WHAT THE EXERCISE ASKS: Set down all of the entries word for word, omitting the images they contain.
>> begin
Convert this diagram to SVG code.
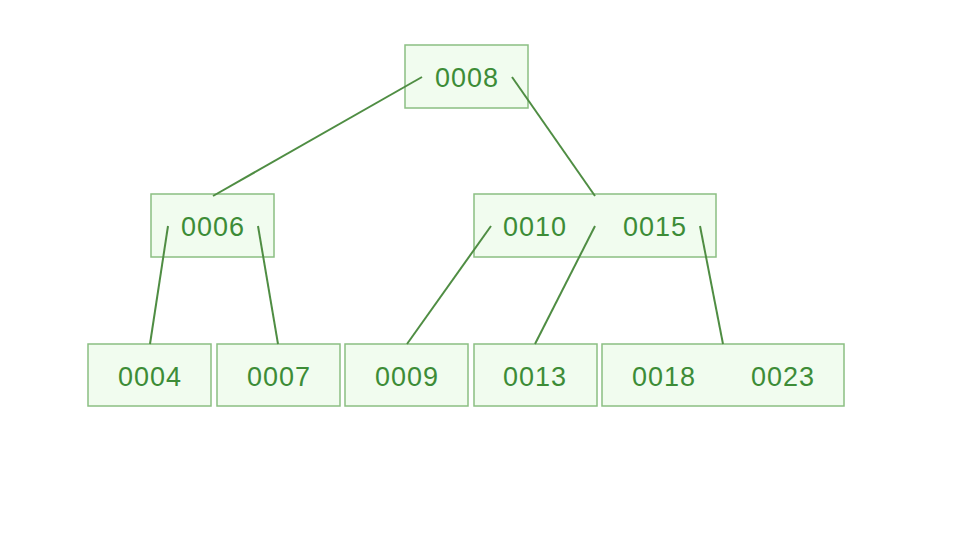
<svg xmlns="http://www.w3.org/2000/svg" width="956" height="550" viewBox="0 0 956 550">
<style>
.box{fill:#f1fcef;stroke:#8bbf82;stroke-width:1.5}
.t{font-family:"Liberation Sans",Arial,sans-serif;font-size:27px;fill:#3d8c37;text-anchor:middle;letter-spacing:1px}
.c{stroke:#4f8d43;stroke-width:2;fill:none}
</style>
<rect width="956" height="550" fill="#ffffff"/>
<g id="n0008"><rect class="box" x="405" y="45" width="123" height="63"/><text class="t" x="467" y="87">0008</text></g>
<g id="n0006"><rect class="box" x="151" y="194" width="123" height="63"/><text class="t" x="213" y="236">0006</text></g>
<g id="n0010_0015"><rect class="box" x="474" y="194" width="242" height="63"/><text class="t" x="535" y="236">0010</text><text class="t" x="655" y="236">0015</text></g>
<g id="n0004"><rect class="box" x="88" y="344" width="123" height="62"/><text class="t" x="150" y="386">0004</text></g>
<g id="n0007"><rect class="box" x="217" y="344" width="123" height="62"/><text class="t" x="279" y="386">0007</text></g>
<g id="n0009"><rect class="box" x="345" y="344" width="123" height="62"/><text class="t" x="407" y="386">0009</text></g>
<g id="n0013"><rect class="box" x="474" y="344" width="123" height="62"/><text class="t" x="535" y="386">0013</text></g>
<g id="n0018_0023"><rect class="box" x="602" y="344" width="242" height="62"/><text class="t" x="664" y="386">0018</text><text class="t" x="783" y="386">0023</text></g>
<g id="connectors">
<line class="c" x1="422" y1="77" x2="213" y2="196"/>
<line class="c" x1="512" y1="77" x2="595" y2="196"/>
<line class="c" x1="168" y1="226" x2="150" y2="344"/>
<line class="c" x1="258" y1="226" x2="278" y2="344"/>
<line class="c" x1="491" y1="226" x2="407" y2="344"/>
<line class="c" x1="595" y1="226" x2="535" y2="344"/>
<line class="c" x1="700" y1="226" x2="723" y2="344"/>
</g>
</svg>
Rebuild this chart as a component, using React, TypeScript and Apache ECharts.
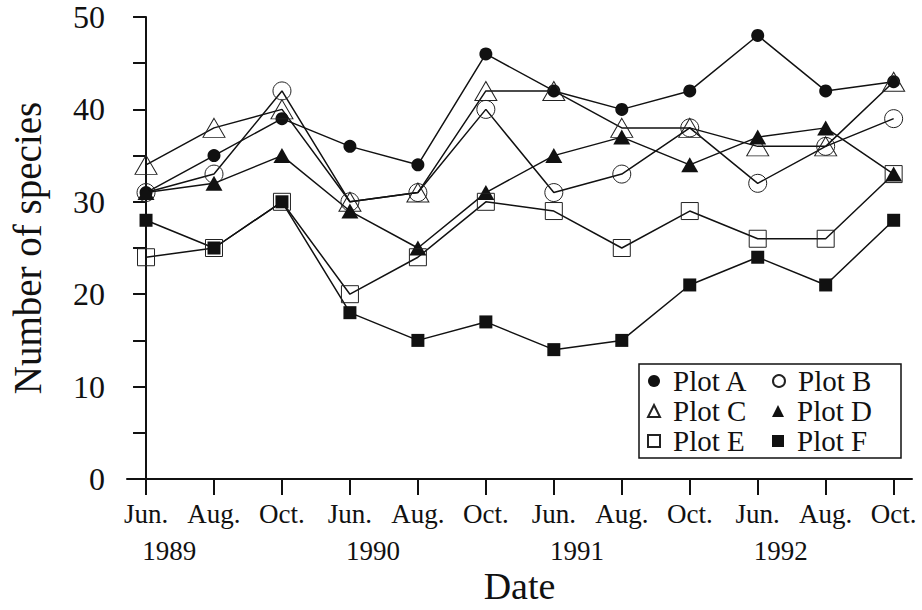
import React, { useEffect, useRef } from "react";
import * as echarts from "echarts";

const months = ["Jun.", "Aug.", "Oct.", "Jun.", "Aug.", "Oct.", "Jun.", "Aug.", "Oct.", "Jun.", "Aug.", "Oct."];
const years = ["1989", "1990", "1991", "1992"];
const yTicks = [0, 10, 20, 30, 40, 50];

const plotA = [31, 35, 39, 36, 34, 46, 42, 40, 42, 48, 42, 43];
const plotB = [31, 33, 42, 30, 31, 40, 31, 33, 38, 32, 36, 39];
const plotC = [34, 38, 40, 30, 31, 42, 42, 38, 38, 36, 36, 43];
const plotD = [31, 32, 35, 29, 25, 31, 35, 37, 34, 37, 38, 33];
const plotE = [24, 25, 30, 20, 24, 30, 29, 25, 29, 26, 26, 33];
const plotF = [28, 25, 30, 18, 15, 17, 14, 15, 21, 24, 21, 28];

const FONT = '"Liberation Serif", "Times New Roman", serif';

export default function App() {
  const ref = useRef<HTMLDivElement>(null);
  useEffect(() => {
    if (!ref.current) return;
    const chart = echarts.init(ref.current, null, { renderer: "svg" });
    const toData = (arr: number[]) => arr.map((v, i) => [i, v]);
    const filled = { color: "#111", borderColor: "#111", borderWidth: 0 };
    const open = { color: "rgba(255,255,255,0)", borderColor: "#222", borderWidth: 1 };
    const mk = (name: string, data: number[], symbol: string, size: any, style: any) => ({
      name,
      type: "line",
      data: toData(data),
      symbol,
      symbolSize: size,
      showAllSymbol: true,
      lineStyle: { color: "#111", width: 1.5 },
      itemStyle: style,
      emphasis: { disabled: true },
      z: 3,
    });
    const xMin = -0.28;
    const xMax = 11.27;
    chart.setOption({
      animation: false,
      grid: { left: 123, right: 10, top: 17, bottom: 129, containLabel: false },
      legend: {
        left: 639,
        top: 364,
        width: 262,
        orient: "horizontal",
        borderColor: "#111",
        borderWidth: 1.5,
        padding: [2, 4, 2, 8],
        itemGap: 0,
        itemWidth: 12,
        itemHeight: 12,
        data: [
          { name: "Plot A", icon: "circle" },
          { name: "Plot B", icon: "circle" },
          { name: "Plot C", icon: "triangle" },
          { name: "Plot D", icon: "triangle" },
          { name: "Plot E", icon: "rect" },
          { name: "Plot F", icon: "rect" },
        ],
        textStyle: {
          fontFamily: FONT,
          fontSize: 29,
          color: "#111",
          width: 99,
          lineHeight: 30,
          padding: [0, 0, 0, 8],
        },
      },
      xAxis: [
        {
          type: "value",
          min: xMin,
          max: xMax,
          splitLine: { show: false },
          axisLine: { show: true, onZero: false, lineStyle: { color: "#111", width: 2 } },
          axisTick: {
            show: true,
            length: 16,
            inside: false,
            customValues: months.map((_, i) => i),
            lineStyle: { color: "#111", width: 2 },
          },
          axisLabel: {
            customValues: months.map((_, i) => i),
            formatter: (v: number) => months[Math.round(v)] ?? "",
            fontFamily: FONT,
            fontSize: 27,
            color: "#111",
            margin: 21,
          },
          name: "Date",
          nameLocation: "middle",
          nameGap: 88,
          nameTextStyle: { fontFamily: FONT, fontSize: 38, color: "#111" },
        },
        {
          type: "value",
          min: xMin,
          max: xMax,
          position: "bottom",
          splitLine: { show: false },
          axisLine: { show: false },
          axisTick: { show: false },
          axisLabel: {
            customValues: years.map((_, i) => i * 3 + 0.34),
            formatter: (v: number) => years[Math.round((v - 0.34) / 3)] ?? "",
            fontFamily: FONT,
            fontSize: 27,
            color: "#111",
            margin: 58,
          },
        },
      ],
      yAxis: {
        type: "value",
        min: 0,
        max: 50,
        interval: 10,
        splitLine: { show: false },
        axisLine: { show: true, lineStyle: { color: "#111", width: 2 } },
        axisTick: { show: true, length: 13, lineStyle: { color: "#111", width: 2 } },
        minorTick: { show: true, splitNumber: 2, length: 13, lineStyle: { color: "#111", width: 2 } },
        axisLabel: {
          fontFamily: FONT,
          fontSize: 32,
          color: "#111",
          margin: 22,
          formatter: (v: number) => (yTicks.includes(v) ? String(v) : ""),
        },
        name: "Number of species",
        nameLocation: "middle",
        nameGap: 80,
        nameTextStyle: { fontFamily: FONT, fontSize: 39, color: "#111" },
      },
      series: [
        mk("Plot A", plotA, "circle", 13, filled),
        mk("Plot B", plotB, "circle", 18, open),
        mk("Plot C", plotC, "triangle", [22, 19], open),
        mk("Plot D", plotD, "triangle", [17, 15], filled),
        mk("Plot E", plotE, "rect", 17, open),
        mk("Plot F", plotF, "rect", 13, filled),
      ],
    });
    return () => chart.dispose();
  }, []);
  return (
    <div
      ref={ref}
      style={{ position: "fixed", left: 0, top: 0, width: 922, height: 610, background: "#fff" }}
    />
  );
}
>> end
COMPLETED TASK:
Convert this diagram to SVG code.
<svg xmlns="http://www.w3.org/2000/svg" width="956" height="550" viewBox="0 0 956 550">
<style>
.box{fill:#f1fcef;stroke:#8bbf82;stroke-width:1.5}
.t{font-family:"Liberation Sans",Arial,sans-serif;font-size:27px;fill:#3d8c37;text-anchor:middle;letter-spacing:1px}
.c{stroke:#4f8d43;stroke-width:2;fill:none}
</style>
<rect width="956" height="550" fill="#ffffff"/>
<g id="n0008"><rect class="box" x="405" y="45" width="123" height="63"/><text class="t" x="467" y="87">0008</text></g>
<g id="n0006"><rect class="box" x="151" y="194" width="123" height="63"/><text class="t" x="213" y="236">0006</text></g>
<g id="n0010_0015"><rect class="box" x="474" y="194" width="242" height="63"/><text class="t" x="535" y="236">0010</text><text class="t" x="655" y="236">0015</text></g>
<g id="n0004"><rect class="box" x="88" y="344" width="123" height="62"/><text class="t" x="150" y="386">0004</text></g>
<g id="n0007"><rect class="box" x="217" y="344" width="123" height="62"/><text class="t" x="279" y="386">0007</text></g>
<g id="n0009"><rect class="box" x="345" y="344" width="123" height="62"/><text class="t" x="407" y="386">0009</text></g>
<g id="n0013"><rect class="box" x="474" y="344" width="123" height="62"/><text class="t" x="535" y="386">0013</text></g>
<g id="n0018_0023"><rect class="box" x="602" y="344" width="242" height="62"/><text class="t" x="664" y="386">0018</text><text class="t" x="783" y="386">0023</text></g>
<g id="connectors">
<line class="c" x1="422" y1="77" x2="213" y2="196"/>
<line class="c" x1="512" y1="77" x2="595" y2="196"/>
<line class="c" x1="168" y1="226" x2="150" y2="344"/>
<line class="c" x1="258" y1="226" x2="278" y2="344"/>
<line class="c" x1="491" y1="226" x2="407" y2="344"/>
<line class="c" x1="595" y1="226" x2="535" y2="344"/>
<line class="c" x1="700" y1="226" x2="723" y2="344"/>
</g>
</svg>
Rebuild this chart as a component, using React, TypeScript and Apache ECharts.
import React, { useEffect, useRef } from "react";
import * as echarts from "echarts";

const months = ["Jun.", "Aug.", "Oct.", "Jun.", "Aug.", "Oct.", "Jun.", "Aug.", "Oct.", "Jun.", "Aug.", "Oct."];
const years = ["1989", "1990", "1991", "1992"];
const yTicks = [0, 10, 20, 30, 40, 50];

const plotA = [31, 35, 39, 36, 34, 46, 42, 40, 42, 48, 42, 43];
const plotB = [31, 33, 42, 30, 31, 40, 31, 33, 38, 32, 36, 39];
const plotC = [34, 38, 40, 30, 31, 42, 42, 38, 38, 36, 36, 43];
const plotD = [31, 32, 35, 29, 25, 31, 35, 37, 34, 37, 38, 33];
const plotE = [24, 25, 30, 20, 24, 30, 29, 25, 29, 26, 26, 33];
const plotF = [28, 25, 30, 18, 15, 17, 14, 15, 21, 24, 21, 28];

const FONT = '"Liberation Serif", "Times New Roman", serif';

export default function App() {
  const ref = useRef<HTMLDivElement>(null);
  useEffect(() => {
    if (!ref.current) return;
    const chart = echarts.init(ref.current, null, { renderer: "svg" });
    const toData = (arr: number[]) => arr.map((v, i) => [i, v]);
    const filled = { color: "#111", borderColor: "#111", borderWidth: 0 };
    const open = { color: "rgba(255,255,255,0)", borderColor: "#222", borderWidth: 1 };
    const mk = (name: string, data: number[], symbol: string, size: any, style: any) => ({
      name,
      type: "line",
      data: toData(data),
      symbol,
      symbolSize: size,
      showAllSymbol: true,
      lineStyle: { color: "#111", width: 1.5 },
      itemStyle: style,
      emphasis: { disabled: true },
      z: 3,
    });
    const xMin = -0.28;
    const xMax = 11.27;
    chart.setOption({
      animation: false,
      grid: { left: 123, right: 10, top: 17, bottom: 129, containLabel: false },
      legend: {
        left: 639,
        top: 364,
        width: 262,
        orient: "horizontal",
        borderColor: "#111",
        borderWidth: 1.5,
        padding: [2, 4, 2, 8],
        itemGap: 0,
        itemWidth: 12,
        itemHeight: 12,
        data: [
          { name: "Plot A", icon: "circle" },
          { name: "Plot B", icon: "circle" },
          { name: "Plot C", icon: "triangle" },
          { name: "Plot D", icon: "triangle" },
          { name: "Plot E", icon: "rect" },
          { name: "Plot F", icon: "rect" },
        ],
        textStyle: {
          fontFamily: FONT,
          fontSize: 29,
          color: "#111",
          width: 99,
          lineHeight: 30,
          padding: [0, 0, 0, 8],
        },
      },
      xAxis: [
        {
          type: "value",
          min: xMin,
          max: xMax,
          splitLine: { show: false },
          axisLine: { show: true, onZero: false, lineStyle: { color: "#111", width: 2 } },
          axisTick: {
            show: true,
            length: 16,
            inside: false,
            customValues: months.map((_, i) => i),
            lineStyle: { color: "#111", width: 2 },
          },
          axisLabel: {
            customValues: months.map((_, i) => i),
            formatter: (v: number) => months[Math.round(v)] ?? "",
            fontFamily: FONT,
            fontSize: 27,
            color: "#111",
            margin: 21,
          },
          name: "Date",
          nameLocation: "middle",
          nameGap: 88,
          nameTextStyle: { fontFamily: FONT, fontSize: 38, color: "#111" },
        },
        {
          type: "value",
          min: xMin,
          max: xMax,
          position: "bottom",
          splitLine: { show: false },
          axisLine: { show: false },
          axisTick: { show: false },
          axisLabel: {
            customValues: years.map((_, i) => i * 3 + 0.34),
            formatter: (v: number) => years[Math.round((v - 0.34) / 3)] ?? "",
            fontFamily: FONT,
            fontSize: 27,
            color: "#111",
            margin: 58,
          },
        },
      ],
      yAxis: {
        type: "value",
        min: 0,
        max: 50,
        interval: 10,
        splitLine: { show: false },
        axisLine: { show: true, lineStyle: { color: "#111", width: 2 } },
        axisTick: { show: true, length: 13, lineStyle: { color: "#111", width: 2 } },
        minorTick: { show: true, splitNumber: 2, length: 13, lineStyle: { color: "#111", width: 2 } },
        axisLabel: {
          fontFamily: FONT,
          fontSize: 32,
          color: "#111",
          margin: 22,
          formatter: (v: number) => (yTicks.includes(v) ? String(v) : ""),
        },
        name: "Number of species",
        nameLocation: "middle",
        nameGap: 80,
        nameTextStyle: { fontFamily: FONT, fontSize: 39, color: "#111" },
      },
      series: [
        mk("Plot A", plotA, "circle", 13, filled),
        mk("Plot B", plotB, "circle", 18, open),
        mk("Plot C", plotC, "triangle", [22, 19], open),
        mk("Plot D", plotD, "triangle", [17, 15], filled),
        mk("Plot E", plotE, "rect", 17, open),
        mk("Plot F", plotF, "rect", 13, filled),
      ],
    });
    return () => chart.dispose();
  }, []);
  return (
    <div
      ref={ref}
      style={{ position: "fixed", left: 0, top: 0, width: 922, height: 610, background: "#fff" }}
    />
  );
}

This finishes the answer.